→ **EXERCISE**: Reproduce the full listing below unchanged, apart from the pictures.

Plotting code records
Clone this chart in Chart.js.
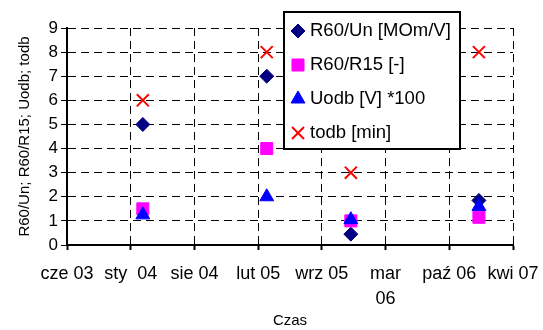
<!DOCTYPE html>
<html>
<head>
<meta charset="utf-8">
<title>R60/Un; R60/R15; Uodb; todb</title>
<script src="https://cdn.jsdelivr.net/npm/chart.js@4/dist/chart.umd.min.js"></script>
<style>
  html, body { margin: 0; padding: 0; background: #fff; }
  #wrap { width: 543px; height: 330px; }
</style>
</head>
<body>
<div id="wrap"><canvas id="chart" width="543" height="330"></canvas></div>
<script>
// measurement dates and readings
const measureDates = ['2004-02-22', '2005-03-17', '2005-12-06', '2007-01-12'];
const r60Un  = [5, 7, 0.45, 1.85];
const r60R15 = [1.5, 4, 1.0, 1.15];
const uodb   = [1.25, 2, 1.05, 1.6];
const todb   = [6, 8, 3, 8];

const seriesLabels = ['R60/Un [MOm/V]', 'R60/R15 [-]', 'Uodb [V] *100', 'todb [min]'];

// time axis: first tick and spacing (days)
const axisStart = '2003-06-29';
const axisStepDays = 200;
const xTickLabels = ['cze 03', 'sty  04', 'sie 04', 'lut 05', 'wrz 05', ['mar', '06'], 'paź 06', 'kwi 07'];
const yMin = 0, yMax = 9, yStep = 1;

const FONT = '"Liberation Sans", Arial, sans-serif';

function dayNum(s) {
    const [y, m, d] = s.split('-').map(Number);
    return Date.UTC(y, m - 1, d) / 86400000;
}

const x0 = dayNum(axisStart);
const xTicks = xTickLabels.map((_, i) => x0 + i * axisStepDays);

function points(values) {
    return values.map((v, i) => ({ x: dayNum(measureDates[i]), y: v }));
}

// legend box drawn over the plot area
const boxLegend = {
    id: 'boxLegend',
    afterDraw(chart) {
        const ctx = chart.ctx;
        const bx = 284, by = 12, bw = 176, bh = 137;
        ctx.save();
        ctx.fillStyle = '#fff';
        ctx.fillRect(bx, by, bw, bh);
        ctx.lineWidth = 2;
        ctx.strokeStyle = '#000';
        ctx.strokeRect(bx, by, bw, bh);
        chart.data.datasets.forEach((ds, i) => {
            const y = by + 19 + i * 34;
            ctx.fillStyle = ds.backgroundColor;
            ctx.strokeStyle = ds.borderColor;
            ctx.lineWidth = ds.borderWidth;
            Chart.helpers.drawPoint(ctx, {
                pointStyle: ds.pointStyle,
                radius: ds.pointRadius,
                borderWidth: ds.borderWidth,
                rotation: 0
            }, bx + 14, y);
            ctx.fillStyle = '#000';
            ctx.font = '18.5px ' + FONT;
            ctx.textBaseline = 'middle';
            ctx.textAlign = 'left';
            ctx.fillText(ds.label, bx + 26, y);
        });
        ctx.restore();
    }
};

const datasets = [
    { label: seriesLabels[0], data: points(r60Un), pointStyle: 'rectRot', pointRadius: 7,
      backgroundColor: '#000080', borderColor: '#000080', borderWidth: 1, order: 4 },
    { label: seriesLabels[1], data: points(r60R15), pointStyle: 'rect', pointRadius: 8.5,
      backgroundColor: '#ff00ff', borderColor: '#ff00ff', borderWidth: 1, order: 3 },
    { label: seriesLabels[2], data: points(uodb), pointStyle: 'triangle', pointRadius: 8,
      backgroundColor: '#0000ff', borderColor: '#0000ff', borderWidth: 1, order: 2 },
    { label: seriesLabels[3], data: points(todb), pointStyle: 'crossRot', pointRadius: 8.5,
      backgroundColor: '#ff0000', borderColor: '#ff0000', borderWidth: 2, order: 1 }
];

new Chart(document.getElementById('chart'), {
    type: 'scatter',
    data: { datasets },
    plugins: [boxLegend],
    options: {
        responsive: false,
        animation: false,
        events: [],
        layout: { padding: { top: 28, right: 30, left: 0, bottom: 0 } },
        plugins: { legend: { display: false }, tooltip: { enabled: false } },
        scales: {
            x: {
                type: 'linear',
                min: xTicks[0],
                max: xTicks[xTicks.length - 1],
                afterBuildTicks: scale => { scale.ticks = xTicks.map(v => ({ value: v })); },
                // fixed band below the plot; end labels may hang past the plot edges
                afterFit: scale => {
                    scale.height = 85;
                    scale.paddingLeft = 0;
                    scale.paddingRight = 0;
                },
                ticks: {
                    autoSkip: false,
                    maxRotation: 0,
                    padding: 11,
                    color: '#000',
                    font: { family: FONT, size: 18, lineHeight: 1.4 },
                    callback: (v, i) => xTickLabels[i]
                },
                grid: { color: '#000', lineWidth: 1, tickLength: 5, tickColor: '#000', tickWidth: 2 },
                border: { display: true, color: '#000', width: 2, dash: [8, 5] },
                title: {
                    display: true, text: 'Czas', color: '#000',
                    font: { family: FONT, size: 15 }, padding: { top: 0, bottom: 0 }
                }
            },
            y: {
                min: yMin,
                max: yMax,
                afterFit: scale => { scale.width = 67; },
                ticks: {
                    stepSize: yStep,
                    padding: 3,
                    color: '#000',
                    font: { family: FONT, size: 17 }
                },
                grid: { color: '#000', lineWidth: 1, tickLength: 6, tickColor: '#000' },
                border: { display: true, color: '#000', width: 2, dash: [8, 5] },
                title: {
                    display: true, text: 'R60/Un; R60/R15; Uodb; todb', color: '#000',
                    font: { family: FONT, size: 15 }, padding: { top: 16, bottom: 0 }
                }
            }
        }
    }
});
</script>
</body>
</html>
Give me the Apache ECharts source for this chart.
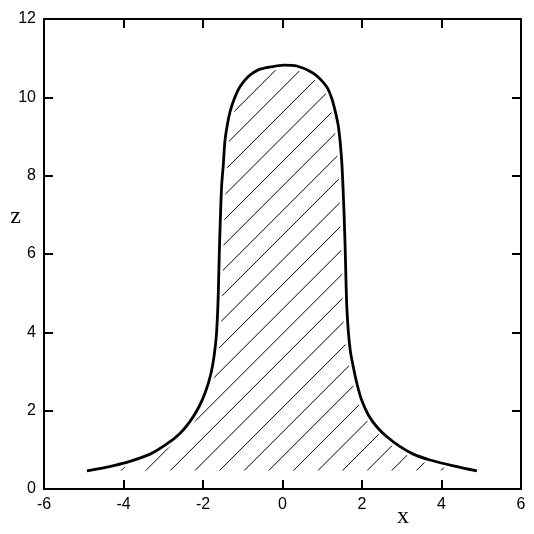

→ **OUTPUT FOR THIS TASK**:
Clone this chart in Chart.js.
<!DOCTYPE html>
<html>
<head>
<meta charset="utf-8">
<title>R60/Un; R60/R15; Uodb; todb</title>
<script src="https://cdn.jsdelivr.net/npm/chart.js@4/dist/chart.umd.min.js"></script>
<style>
  html, body { margin: 0; padding: 0; background: #fff; }
  #wrap { width: 543px; height: 330px; }
</style>
</head>
<body>
<div id="wrap"><canvas id="chart" width="543" height="330"></canvas></div>
<script>
// measurement dates and readings
const measureDates = ['2004-02-22', '2005-03-17', '2005-12-06', '2007-01-12'];
const r60Un  = [5, 7, 0.45, 1.85];
const r60R15 = [1.5, 4, 1.0, 1.15];
const uodb   = [1.25, 2, 1.05, 1.6];
const todb   = [6, 8, 3, 8];

const seriesLabels = ['R60/Un [MOm/V]', 'R60/R15 [-]', 'Uodb [V] *100', 'todb [min]'];

// time axis: first tick and spacing (days)
const axisStart = '2003-06-29';
const axisStepDays = 200;
const xTickLabels = ['cze 03', 'sty  04', 'sie 04', 'lut 05', 'wrz 05', ['mar', '06'], 'paź 06', 'kwi 07'];
const yMin = 0, yMax = 9, yStep = 1;

const FONT = '"Liberation Sans", Arial, sans-serif';

function dayNum(s) {
    const [y, m, d] = s.split('-').map(Number);
    return Date.UTC(y, m - 1, d) / 86400000;
}

const x0 = dayNum(axisStart);
const xTicks = xTickLabels.map((_, i) => x0 + i * axisStepDays);

function points(values) {
    return values.map((v, i) => ({ x: dayNum(measureDates[i]), y: v }));
}

// legend box drawn over the plot area
const boxLegend = {
    id: 'boxLegend',
    afterDraw(chart) {
        const ctx = chart.ctx;
        const bx = 284, by = 12, bw = 176, bh = 137;
        ctx.save();
        ctx.fillStyle = '#fff';
        ctx.fillRect(bx, by, bw, bh);
        ctx.lineWidth = 2;
        ctx.strokeStyle = '#000';
        ctx.strokeRect(bx, by, bw, bh);
        chart.data.datasets.forEach((ds, i) => {
            const y = by + 19 + i * 34;
            ctx.fillStyle = ds.backgroundColor;
            ctx.strokeStyle = ds.borderColor;
            ctx.lineWidth = ds.borderWidth;
            Chart.helpers.drawPoint(ctx, {
                pointStyle: ds.pointStyle,
                radius: ds.pointRadius,
                borderWidth: ds.borderWidth,
                rotation: 0
            }, bx + 14, y);
            ctx.fillStyle = '#000';
            ctx.font = '18.5px ' + FONT;
            ctx.textBaseline = 'middle';
            ctx.textAlign = 'left';
            ctx.fillText(ds.label, bx + 26, y);
        });
        ctx.restore();
    }
};

const datasets = [
    { label: seriesLabels[0], data: points(r60Un), pointStyle: 'rectRot', pointRadius: 7,
      backgroundColor: '#000080', borderColor: '#000080', borderWidth: 1, order: 4 },
    { label: seriesLabels[1], data: points(r60R15), pointStyle: 'rect', pointRadius: 8.5,
      backgroundColor: '#ff00ff', borderColor: '#ff00ff', borderWidth: 1, order: 3 },
    { label: seriesLabels[2], data: points(uodb), pointStyle: 'triangle', pointRadius: 8,
      backgroundColor: '#0000ff', borderColor: '#0000ff', borderWidth: 1, order: 2 },
    { label: seriesLabels[3], data: points(todb), pointStyle: 'crossRot', pointRadius: 8.5,
      backgroundColor: '#ff0000', borderColor: '#ff0000', borderWidth: 2, order: 1 }
];

new Chart(document.getElementById('chart'), {
    type: 'scatter',
    data: { datasets },
    plugins: [boxLegend],
    options: {
        responsive: false,
        animation: false,
        events: [],
        layout: { padding: { top: 28, right: 30, left: 0, bottom: 0 } },
        plugins: { legend: { display: false }, tooltip: { enabled: false } },
        scales: {
            x: {
                type: 'linear',
                min: xTicks[0],
                max: xTicks[xTicks.length - 1],
                afterBuildTicks: scale => { scale.ticks = xTicks.map(v => ({ value: v })); },
                // fixed band below the plot; end labels may hang past the plot edges
                afterFit: scale => {
                    scale.height = 85;
                    scale.paddingLeft = 0;
                    scale.paddingRight = 0;
                },
                ticks: {
                    autoSkip: false,
                    maxRotation: 0,
                    padding: 11,
                    color: '#000',
                    font: { family: FONT, size: 18, lineHeight: 1.4 },
                    callback: (v, i) => xTickLabels[i]
                },
                grid: { color: '#000', lineWidth: 1, tickLength: 5, tickColor: '#000', tickWidth: 2 },
                border: { display: true, color: '#000', width: 2, dash: [8, 5] },
                title: {
                    display: true, text: 'Czas', color: '#000',
                    font: { family: FONT, size: 15 }, padding: { top: 0, bottom: 0 }
                }
            },
            y: {
                min: yMin,
                max: yMax,
                afterFit: scale => { scale.width = 67; },
                ticks: {
                    stepSize: yStep,
                    padding: 3,
                    color: '#000',
                    font: { family: FONT, size: 17 }
                },
                grid: { color: '#000', lineWidth: 1, tickLength: 6, tickColor: '#000' },
                border: { display: true, color: '#000', width: 2, dash: [8, 5] },
                title: {
                    display: true, text: 'R60/Un; R60/R15; Uodb; todb', color: '#000',
                    font: { family: FONT, size: 15 }, padding: { top: 16, bottom: 0 }
                }
            }
        }
    }
});
</script>
</body>
</html>
Give me the Apache ECharts source for this chart.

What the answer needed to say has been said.